SIDNEY'S UK SOLO DEBUT SHOW AND D'STASSI ART'S FLAGSHIP GALLERY OPENING.
D'Stassi Art is pleased to announce the launch of its new gallery located in East London's Shoreditch. Formerly home to the legendary "Boiler Room Events," D'Stassi Art will open on August 6th with the inaugural exhibition, Pop Nightmare, featuring new paintings by Australian-based artist and musician, Sidney Teodoruk. Drawing on the nostalgia of childhood and the evocative signage of circus sideshow banners, Teodoruk's work is a playful and poetic exploration of color and lyrics. With London reopening for in-person events, D'Stassi Art will host a public reception for Pop Nightmare on August 6th from time to time. For more information and to RSVP visit www.dstassiart.com
Founded by friends and fellow art enthusiasts, Michael Howes and Edward Sanders, D'Stassi Art is inspired by the ethos of the radical inclusivity of the 1980s graffiti and street art movements and aims to infuse greater passion, approachability, and experimentation into the traditional gallery format.
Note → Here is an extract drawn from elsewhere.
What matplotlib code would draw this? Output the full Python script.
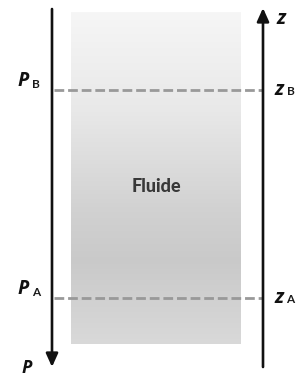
import numpy as np
import matplotlib.pyplot as plt
from matplotlib.colors import LinearSegmentedColormap

# diagram data (pixel units of a 305x378 canvas)
levels = ["A", "B"]
level_y = [298, 90]
fluid_box = [71, 241, 12, 344]          # x0, x1, y_top, y_bottom
grad_pos = [0.0, 0.3, 0.6, 0.75, 1.0]   # along the fluid, top -> bottom
grad_gray = [0.965, 0.91, 0.82, 0.79, 0.85]
p_axis_x = 52
z_axis_x = 263

fig = plt.figure(figsize=(3.05, 3.78), dpi=100)
ax = fig.add_axes([0, 0, 1, 1])
ax.set_xlim(0, 305)
ax.set_ylim(378, 0)
ax.axis("off")

# fluid with vertical gradient
cmap = LinearSegmentedColormap.from_list(
    "fluid", [(p, (g, g, g)) for p, g in zip(grad_pos, grad_gray)])
grad = np.linspace(0, 1, 256).reshape(-1, 1)
ax.imshow(grad, cmap=cmap, vmin=0, vmax=1, aspect="auto",
          extent=[fluid_box[0], fluid_box[1], fluid_box[3], fluid_box[2]],
          zorder=1)
ax.text((fluid_box[0] + fluid_box[1]) / 2, 187, "Fluide", ha="center",
        va="center", fontsize=13, fontweight=900, color="#383838",
        family="Lato", zorder=3)

# pressure axis (downwards) and altitude axis (upwards)
arrow_kw = dict(arrowstyle="-|>,head_length=0.8,head_width=0.36",
                lw=1.9, color="#111111", shrinkA=0, shrinkB=0)
ax.annotate("", xy=(p_axis_x, 367), xytext=(p_axis_x, 9),
            arrowprops=arrow_kw, zorder=4)
ax.annotate("", xy=(z_axis_x, 8), xytext=(z_axis_x, 367),
            arrowprops=arrow_kw, zorder=4)

p_kw = dict(fontsize=14, fontweight="bold", fontstyle="italic",
            family="Open Sans", color="#111111", va="baseline", ha="left")
z_kw = dict(p_kw, fontsize=14.5)
sub_kw = dict(fontsize=8.5, fontweight="bold", family="Lato",
              color="#1a1a1a", va="baseline", ha="left")

ax.text(22, 377, "P", fontsize=13, fontweight="bold", fontstyle="italic",
        family="Open Sans", color="#111111", va="bottom", ha="left")
ax.text(276, 24, "z", **z_kw)

for name, y in zip(levels, level_y):
    ax.plot([p_axis_x + 2, z_axis_x - 1], [y, y], ls=(0, (3.5, 1.4)),
            lw=2, color="#999999", zorder=2)
    ax.text(18, y - 4, "P", **p_kw)
    ax.text(32, y - 2, name, **sub_kw)
    ax.text(274, y + 5, "z", **z_kw)
    ax.text(286.5, y + 5, name, **sub_kw)

fig.savefig("out.png", dpi=100)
Prior to launching their first official space, the duo was known for fostering collaborative exhibitions between brands and artists that transcended art world conventions in favor of a new era of creative partnerships, most notably facilitating a project between the fashion brand Fiorucci and graffiti artist Endless in 2019. The gallery roster is made up of some of the most exciting emerging and established artists who carry on the legacies of neo-expressionism, neo-pop and street art, including Peter Opheim, Al Diaz, and Richard Hamilton.
ABOUT THE ARTIST
Sidney Teodoruk (formally known as Brad Teodoruk) is an artist of contrasts. Using every visual device at his disposal, he weaves strange narratives drenched in dichotomous imagery and text, then obscures large areas in swathes of block-colour, inviting the viewer to fill in the blanks. Nostalgic, childhood objects are randomly scattered throughout fractured, neo-expressionist scapes, simultaneously evoking feelings of playfulness and unease.
For Teodoruk, opposing forces are clearly a point of confusion, contention and humour. Heavy, dense concepts such as religion or the prison system are contrasted with subjects of either physical or metaphorical lightness - a beach ball, a bird, the sky... Teodoruk uses the language of juxtaposition to explore the way he perceives both the world and himself.